HOUSTON — Of course, they bleed blue. They’re Blue Bloods.
But there are no silly or make-believe labels that should matter to UConn’s vast legion of basketball fans, or to the Huskies’ home state at this delirious moment. The title that matters is the one the men’s basketball team, Dan Hurley’s Huskies, earned Monday night.
The Huskies completed a roll through the NCAA Tournament that has few comparisons, no numerical equals in the long history of March Madness, beating San Diego State 76-59, to take home the program’s fifth NCAA trophy before 72,423 at NRG Stadium.
“We knew we were the best team in the tournament,” Hurley told the crowd. “We just had to play to our level. We had four national championships coming in, now we’ve got our own. … Now we’ve got our own.”
Disneyland, Disney World and Pixar, putting all their imaginative minds together, couldn’t have come up with a fairy tale like the one that has unfolded at UConn over these last three decades, Geno Auriemma said when he got to Houston. Both the men’s and women’s basketball programs, with their total of 16 championships, and 16-1 record in championship games, have been the most successful on their sides of the basketball world over that long span.
A year and a half ago Hurley, who can be superstitious and idiosyncratic, took the trophies out of his office. The Werth Center had come to be a “museum of others’ accomplishments,” he said.
“We propped up in recruiting those four championships in front of these kids,” Hurley said. “And we had nothing to do with that. We removed them about 18 months ago when we started feeling like we put something together that could make a run at a fifth. We didn’t want any trophies in there until we got our own. And when you’re in a place like that, it feels a little bit empty until you feel like you can join the club. I feel like we’ve held up our end of the bargain.”
If the women’s long era of excellence was paused with a rare defeat in the Sweet 16 this month, the men’s program, completing its steady resurgence under Hurley, is at the dawn of another such era.
Hurley’s Huskies owned this March Madness, winning every game by double digits. That in itself had never happened before in a tournament first played in 1939.
And the great thing about any championship, however it is won, is that it renders all that came before it meaningless, the six losses in January, the first-round tournament exits the last two years, the dismal seasons that followed Kevin Ollie’s 2014 championship, all can be forgotten and forgiven now. UConn is back on top, and when it is referred to as a “blue blood” in the sport, no one can scoff. “How could we not be?” said Rudy Gay, one of the past Husky great celebrating in the locker room. “I guess we needed the fifth to prove it.”
When Storrs is called “The Basketball Capital of the World,” it’s not just a marketing pitch.
The championship game played out like the previous five games. Little drama, little suspense, lots of dominance and a lot of Adama Sanogo, who had 16 points and 10 rebounds.
The Aztecs hit their first three shots, a couple of 3s, despite UConn’s best defensive efforts. They led 6-2, and 10-6. But then the Huskies’ relentless defense took control, smothering their opponent.
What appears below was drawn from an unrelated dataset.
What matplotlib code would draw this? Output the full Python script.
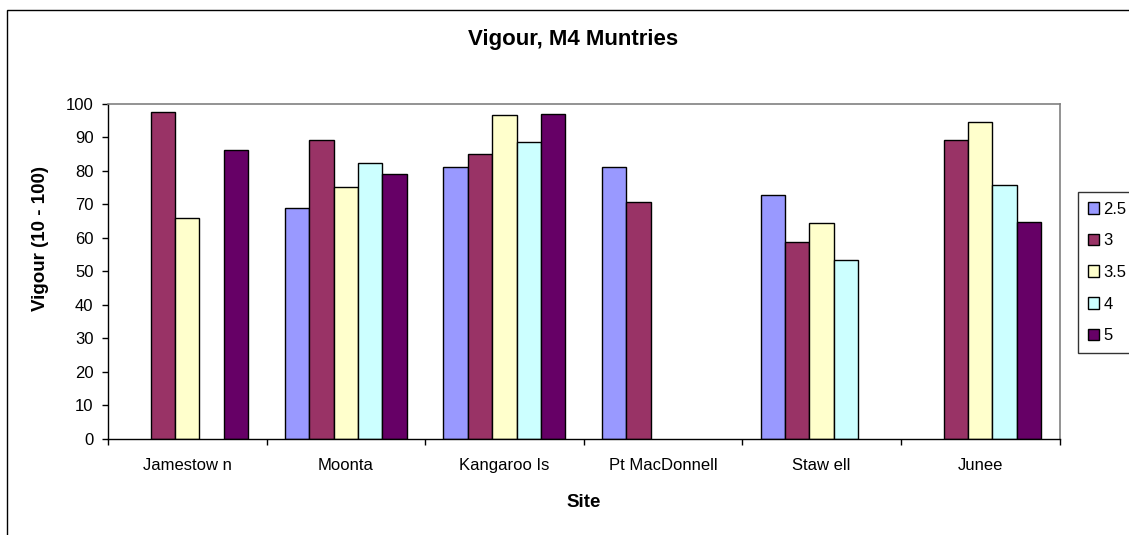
import numpy as np
import matplotlib
matplotlib.use("Agg")
import matplotlib.pyplot as plt
from matplotlib.patches import Rectangle

plt.rcParams['font.family'] = ['Liberation Sans', 'DejaVu Sans']

sites = ["Jamestow n", "Moonta", "Kangaroo Is", "Pt MacDonnell", "Staw ell", "Junee"]
series_names = ["2.5", "3", "3.5", "4", "5"]
nan = np.nan
v_2_5 = [nan, 68.8, 81.1, 81.1, 72.6, nan]
v_3 = [97.5, 89.0, 85.0, 70.6, 58.7, 89.0]
v_3_5 = [65.8, 75.1, 96.6, nan, 64.3, 94.5]
v_4 = [nan, 82.2, 88.5, nan, 53.3, 75.7]
v_5 = [86.0, 79.1, 97.0, nan, nan, 64.8]
series_values = [v_2_5, v_3, v_3_5, v_4, v_5]
colors = ["#9999FF", "#993366", "#FFFFCC", "#CCFFFF", "#660066"]

W, H = 1129, 535
fig = plt.figure(figsize=(W / 100, H / 100), dpi=100)
fig.patch.set_facecolor("white")

# chart-area border (runs off the right and bottom edges)
fig.add_artist(Rectangle((7 / W, -0.05), 1.2, 1 - 10 / H + 0.05,
                         transform=fig.transFigure, fill=False,
                         edgecolor="black", linewidth=1.0))

left, right, top, bottom = 108, 1059.5, 103.5, 439
ax = fig.add_axes([left / W, 1 - bottom / H, (right - left) / W, (bottom - top) / H])

n_series = len(series_names)
bw = 1 / 6.5  # Excel gap width 150%
x = np.arange(len(sites))
handles = []
for j, (name, vals, col) in enumerate(zip(series_names, series_values, colors)):
    vals = np.array(vals, dtype=float)
    centers = x + 0.5 + (j - (n_series - 1) / 2) * bw
    mask = ~np.isnan(vals)
    b = ax.bar(centers[mask], vals[mask], width=bw, color=col,
               edgecolor="black", linewidth=1.0, label=name)
    handles.append(b)

ax.set_xlim(0, len(sites))
ax.set_ylim(0, 100)
ax.set_yticks(np.arange(0, 101, 10))
ax.set_xticks(np.arange(0, len(sites) + 1))
ax.set_xticklabels([])
ax.set_xticks(x + 0.5, minor=True)
ax.set_xticklabels(sites, minor=True)
ax.tick_params(axis="x", which="major", direction="out", length=4, width=1, color="black")
ax.tick_params(axis="x", which="minor", length=0, pad=14, labelsize=12)
ax.tick_params(axis="y", direction="out", length=4, width=1, pad=6.5, labelsize=12)

for s in ("top", "right"):
    ax.spines[s].set_color("#808080")
    ax.spines[s].set_linewidth(1.2)
for s in ("left", "bottom"):
    ax.spines[s].set_color("black")
    ax.spines[s].set_linewidth(1.0)

ax.set_ylabel("Vigour (10 - 100)", fontsize=13.5, fontweight="bold")
ax.yaxis.set_label_coords(-0.062, 0.599)
ax.set_xlabel("Site", fontsize=13.5, fontweight="bold")
ax.xaxis.set_label_coords(0.5003, -0.163)

fig.text(573 / W, 1 - 39 / H, "Vigour, M4 Muntries", ha="center", va="center",
         fontsize=16, fontweight="bold")

leg = fig.legend(handles=handles, labels=series_names, loc="upper left",
                 bbox_to_anchor=(1077.7 / W, 1 - 191.7 / H), fontsize=12,
                 frameon=True, fancybox=False, shadow=False, borderpad=0.6,
                 labelspacing=1.0, handlelength=0.7, handleheight=0.7,
                 handletextpad=0.25, borderaxespad=0)
leg.get_frame().set_edgecolor("black")
leg.get_frame().set_linewidth(1.0)

fig.savefig("out.png", dpi=100)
San Diego State missed 15 of its next 16 shots, went a ridiculous 11 minutes without a field goal, and UConn slowly took the lead and kept adding to it. Nahiem Alleyne’s pull-up completed a 16-2 run, giving the Huskies a 22-12 lead. Tristen Newton scored seven points in a row by himself, and Joey Calcaterra’s pull-up 3 made it 36-20 with 3:19 left in the half.
Everybody was involved, the way it was throughout the NCAA Tournament, and the collective goal was in clear view as the half ended.
The Aztecs kept bulldogging and crept with five points with a little over five minutes left, but the Huskies (31-8) steadied, tightened the defensive clamps one last time and ran off nine points in a row. Then the celebration began, likely to continue with a parade back home this weekend. And Connecticut, with so much practice, does parades much the way it does Final Fours.
Sanogo, named the Most Outstanding Player of the Final Four, completed six terrific games . He wanted everyone to get a day off in his native Mali if UConn won, and he delivered his end, scoring 17 points and grabbing 10 rebounds. Newton, the transfer from East Carolina, scored 19, Jordan Hawkins 16.
Hurley was hired away from Rhode Island five years ago after two straight losing seasons, with a mandate to resurrect the program Jim Calhoun built into a durable national power, and restore UConn to what its fans believe is only its rightful place. The process was long and sometimes painful, sometimes excruciating, as it was after a first-round loss to New Mexico State a year ago.
But in the end, Hurley assembled the team to do it, deep and diverse in its skill sets. He delivered all he promised, and all UConn fans had come to expect. Blue bloods, after all, expect to look down on the rest.
Once again, UConn can. The Huskies have returned to royalty.
“Every single day you’re in that gym, you see the banners hanging,” Andre Jackson Jr. said. “It’s big shoes to fill. So if you have your own, you can go in there and feel like you’ve left something behind, it feels great. To bring another one to UConn, Connecticut, it’s insane.”